The Defendants assert in their Supplement to Motion for Reconsideration that the "primary thrust" of their motion "is that Plaintiffs have not alleged any constitutionally recognizable injury, regardless of whether or not any of the individual Defendants desired retaliation." (Supp. at 3). Defendants fail to appreciate that "because the retaliatory filing of a disciplinary charge strikes at the heart of an inmate's constitutional right [**15] to seek redress of grievances, the injury to this right inheres in the retaliatory conduct itself." Dixon v. Brown, 38 F.3d 379 (8th Cir. 1994). Accord, Hershberger v. Scaletta, 33 F.3d 955 (8th Cir. 1994); see Franco v. Kelly, 854 F.2d 584 (2d Cir. 1988)(disciplinary charges expunged); Smith v. Deckelbaum, supra (not guilty on disciplinary charges.). Defendants have cited no case that holds that an inmate must be subjected to official punishment such as loss of good time, denial of parole, or transfer to segregation in order to state a claim for illegal retaliation. n4 The Court of Appeals for this Circuit has approved as "sensible" a standard of injury described as "whether an official's acts 'would chill or silence a "person of ordinary firmness" from future First Amendment activities.'" Crawford-El v. Britton, 93 F.3d at 826. n5 Plaintiffs have alleged that they were threatened with disciplinary reports, that reports were filed against them (whether or not those reports resulted in tangible punishment), that they were harassed by being required to report to the Control Center in the middle of the night, and were reprimanded. n6 [*14] These are acts which might well [**16] "chill" a "person of ordinary firmness" from exercising his First Amendment right to complain about the behavior of a prison guard. These allegations are sufficient to withstand a pre-discovery dispositive motion. n7 It is a factual issue whether the Defendants' actions would be sufficient to chill a reasonable person in the exercise of First Amendment rights.
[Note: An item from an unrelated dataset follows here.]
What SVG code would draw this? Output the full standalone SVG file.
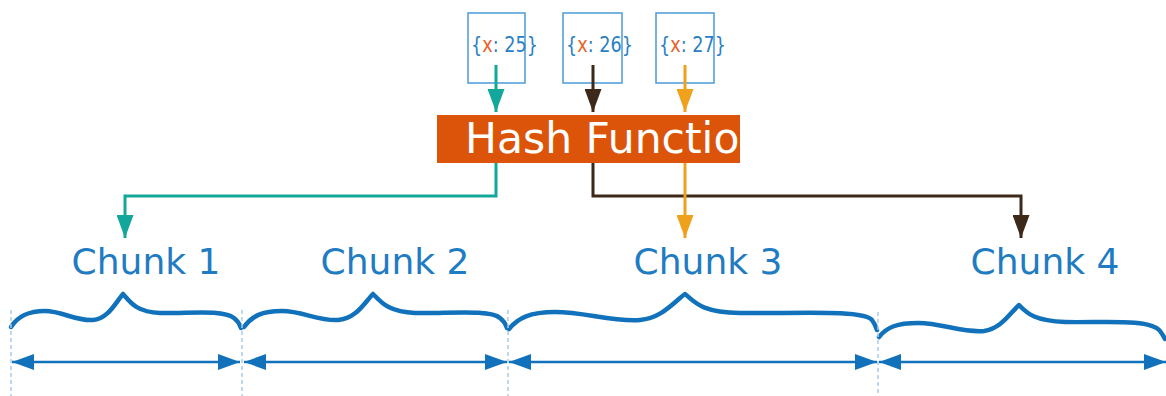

n4 The Department of Corrections' own definition of retaliation provides support for the proposition that non-punitive harassment of an inmate may constitute actionable conduct. See Exhibit 20 attached to the Amended Complaint (Department of Corrections Directive # 3350.2A, entitled Sexual Misconduct Against Inmates). In that document, retaliation is defined as "an act of vengeance, covert or overt action, or threat of action, taken against an inmate in response to the inmate's complaint of sexual misconduct or cooperation in the reporting or investigation of sexual misconduct, regardless of the merits or the disposition of the complaint." (Ex. 20, p. 2). Retaliation can include "unnecessary discipline; intimidation; . . . unjustified denials of privileges or services." (Ex. 20, p. 2). [**17]




n5 Judge Williams quoted Crawford-El v. Britton, 844 F. Supp. 795, 801 (D.D.C. 1994), which in turn quoted Bart v. Telford, 677 F.2d 622 (7th Cir. 1982).
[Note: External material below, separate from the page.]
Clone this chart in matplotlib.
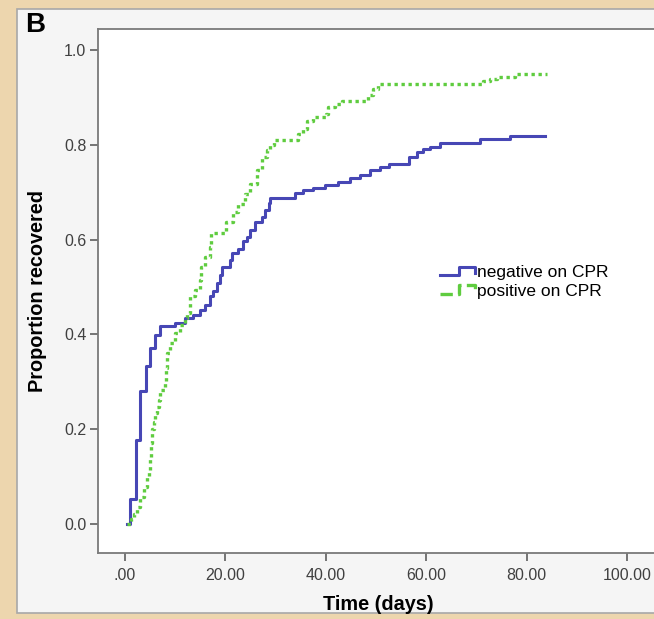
import matplotlib
matplotlib.use("Agg")
import matplotlib.pyplot as plt
from matplotlib.lines import Line2D
from matplotlib.legend_handler import HandlerBase
from matplotlib.patches import Rectangle

plt.rcParams['font.family'] = ['Liberation Sans', 'DejaVu Sans']

# step points (time in days, cumulative proportion recovered)
neg_days = [0.4, 1.0, 2.1, 3.0, 4.1, 4.9, 5.9, 6.9, 10.0, 12.0, 13.6, 15.0, 16.0,
            16.9, 17.6, 18.3, 18.9, 19.3, 20.9, 21.3, 22.5, 23.5, 24.3, 24.9, 25.9,
            27.2, 27.9, 28.6, 28.9, 33.8, 35.5, 37.5, 39.9, 42.5, 44.8, 46.8, 48.8,
            50.8, 52.6, 56.5, 58.1, 59.4, 60.7, 62.8, 70.7, 76.7, 83.6]
neg_prop = [0.0, 0.053, 0.177, 0.281, 0.334, 0.371, 0.399, 0.418, 0.425, 0.435,
            0.440, 0.451, 0.462, 0.480, 0.492, 0.508, 0.525, 0.543, 0.557, 0.572,
            0.580, 0.596, 0.606, 0.620, 0.638, 0.648, 0.662, 0.677, 0.687, 0.698,
            0.705, 0.708, 0.715, 0.722, 0.729, 0.736, 0.747, 0.754, 0.760, 0.775,
            0.785, 0.790, 0.796, 0.803, 0.812, 0.819, 0.819]

pos_days = [0.4, 1.2, 1.7, 2.3, 3.0, 3.7, 4.3, 4.7, 5.0, 5.2, 5.4, 5.7, 5.9, 6.3,
            6.7, 6.9, 8.0, 8.2, 8.4, 9.0, 10.0, 11.0, 12.0, 12.3, 13.0, 14.0, 15.0,
            15.2, 16.0, 16.9, 17.1, 20.1, 21.5, 22.5, 23.9, 24.9, 26.2, 27.2, 28.2,
            28.9, 29.6, 34.5, 35.5, 36.2, 37.5, 40.1, 40.5, 41.9, 43.2, 48.4, 49.4,
            50.4, 71.4, 72.7, 74.1, 77.7, 84.0]
pos_prop = [0.0, 0.010, 0.022, 0.036, 0.058, 0.079, 0.100, 0.114, 0.140, 0.170,
            0.200, 0.216, 0.234, 0.247, 0.261, 0.282, 0.297, 0.330, 0.360, 0.381,
            0.402, 0.419, 0.434, 0.445, 0.480, 0.493, 0.514, 0.542, 0.563, 0.584,
            0.613, 0.637, 0.658, 0.676, 0.697, 0.718, 0.746, 0.774, 0.788, 0.799,
            0.809, 0.823, 0.834, 0.851, 0.858, 0.865, 0.879, 0.886, 0.893, 0.904,
            0.918, 0.927, 0.934, 0.939, 0.943, 0.950, 0.950]

x_ticks = [0, 20, 40, 60, 80, 100]
x_labels = ['.00', '20.00', '40.00', '60.00', '80.00', '100.00']
y_ticks = [0.0, 0.2, 0.4, 0.6, 0.8, 1.0]
y_labels = ['0.0', '0.2', '0.4', '0.6', '0.8', '1.0']

blue = '#4747b5'
green = '#5fcc3f'


class StepHandler(HandlerBase):
    # SPSS-style little step in the legend
    def create_artists(self, legend, orig_handle, xdescent, ydescent,
                       width, height, fontsize, trans):
        xs = [0, 0.55, 0.55, 1.0, 1.0]
        ys = [0.15, 0.15, 0.85, 0.85, 0.35]
        line = Line2D([x * width - xdescent for x in xs],
                      [y * height - ydescent for y in ys],
                      color=orig_handle.get_color(),
                      lw=orig_handle.get_linewidth(),
                      ls=orig_handle.get_linestyle())
        line.set_transform(trans)
        return [line]


W, H = 654, 619
fig = plt.figure(figsize=(W / 100, H / 100), dpi=100, facecolor='#edd6ae')
fig.patches.append(Rectangle((17 / W, 1 - 613 / H), 1.0, (613 - 9) / H,
                             transform=fig.transFigure, facecolor='#f5f5f5',
                             edgecolor='#a8a8a8', lw=1.2, zorder=-10))

ax_l, ax_r, ax_t, ax_b = 97.5, 660, 29, 553
ax = fig.add_axes([ax_l / W, 1 - ax_b / H, (ax_r - ax_l) / W, (ax_b - ax_t) / H])
ax.set_facecolor('white')

l1, = ax.step(neg_days, neg_prop, where='post', color=blue, lw=2.2,
              label='negative on CPR')
l2, = ax.step(pos_days, pos_prop, where='post', color=green, lw=2.4,
              ls=(0, (1, 1.1)), label='positive on CPR')

ax.set_xlim(-5.5, 106.6)
ax.set_ylim(-0.061, 1.044)
ax.set_xticks(x_ticks)
ax.set_xticklabels(x_labels)
ax.set_yticks(y_ticks)
ax.set_yticklabels(y_labels)

for s in ax.spines.values():
    s.set_color('#7a7a7a')
    s.set_linewidth(1.3)
ax.spines['right'].set_visible(False)
ax.tick_params(direction='out', length=6, width=1.3, color='#6a6a6a',
               labelsize=11.5, labelcolor='#404040')
ax.tick_params(axis='x', pad=5)
ax.tick_params(axis='y', pad=2)

ax.set_xlabel('Time (days)', fontsize=14.3, fontweight='bold')
ax.xaxis.set_label_coords(0.5, -(604 - ax_b) / (ax_b - ax_t))
ax.xaxis.label.set_va('center')
ax.set_ylabel('Proportion recovered', fontsize=14.3, fontweight='bold')
ax.yaxis.set_label_coords(-(ax_l - 37.5) / (ax_r - ax_l), 0.5)
ax.yaxis.label.set_va('center')

ax.legend(handles=[l1, l2], handler_map={Line2D: StepHandler()},
          loc='upper left',
          bbox_to_anchor=((440 - ax_l) / (ax_r - ax_l), 1 - (265 - ax_t) / (ax_b - ax_t)),
          frameon=False, fontsize=12.5, handlelength=2.0, handletextpad=0.15,
          labelspacing=0.2, borderpad=0, borderaxespad=0)

fig.text(25 / W, 1 - 25 / H, 'B', fontsize=20, fontweight='bold',
         va='center', ha='left')

fig.savefig('out.png', dpi=100, facecolor=fig.get_facecolor())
n6 Plaintiffs Caldwell and Tirado allege that they were transferred to the maximum security facility in retaliation for the grievances filed against Chapa, and Plaintiff Garcia alleges that he was transferred out of the honor dorm in retaliation. See Exhibit 21 attached to the Amended Complaint. They argue that proper procedure was not followed in effecting the housing transfers, and that the Maximum Security Facility is an outdated structure which violates requirements of the American Correctional Association. Defendants have submitted documents indicating that these transfers were for substantive offenses not related to the difficulties with Chapa. See Reply to Supplemental Memorandum in Opposition to Motion for Reconsideration and Response to Amended Complaint, at 3 - 5, and attachments. The Court does not make any findings on this disputed issue.
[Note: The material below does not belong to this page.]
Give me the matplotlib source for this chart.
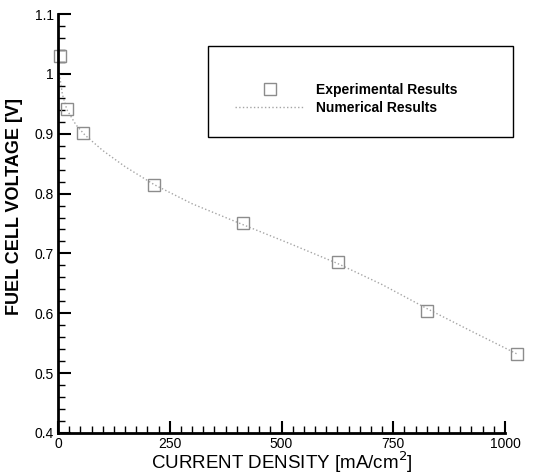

n7 Cf. Bradley v. Hall, 64 F.3d 1276, 1281 (9th Cir. 1995). The court had previously held that a policy requiring prisoners to submit legal papers to officials for copying could deny the prisoners meaningful access to the court. In Bradley, the court pointed out that "the threat of punishment for an impolitic choice of words [in a grievance] burdens the prisoner's right of meaningful access to the courts at least as much as submitting confidential memos to prison officials for copying and occasional perusal." (Emphasis added.)


[**18]

Finally, any reasonable correctional officer must know that retaliation for the filing of a grievance would violate the inmate's constitutional rights, see Crawford-El v. Britton, 523 U.S. 574, 118 S. Ct. 1584, 1593, 140 L. Ed. 2d 759 (1998); Farmer v. Moritsugu, 333 U.S. App. D.C. 319, 163 F.3d 610, slip op. at 6-7 (D.C. Cir. 1998). Therefore the Defendants would not be entitled to qualified immunity, assuming that Plaintiffs can prove the allegations of their Amended Complaint. Harlow v. Fitzgerald, 457 U.S. 800, 818, 73 L. Ed. 2d 396, 102 S. Ct. 2727 (1982).

Accordingly, the motion for reconsideration as to the First Amendment claims against defendants Chapa and Harvey will be denied.

An appropriate order will be entered.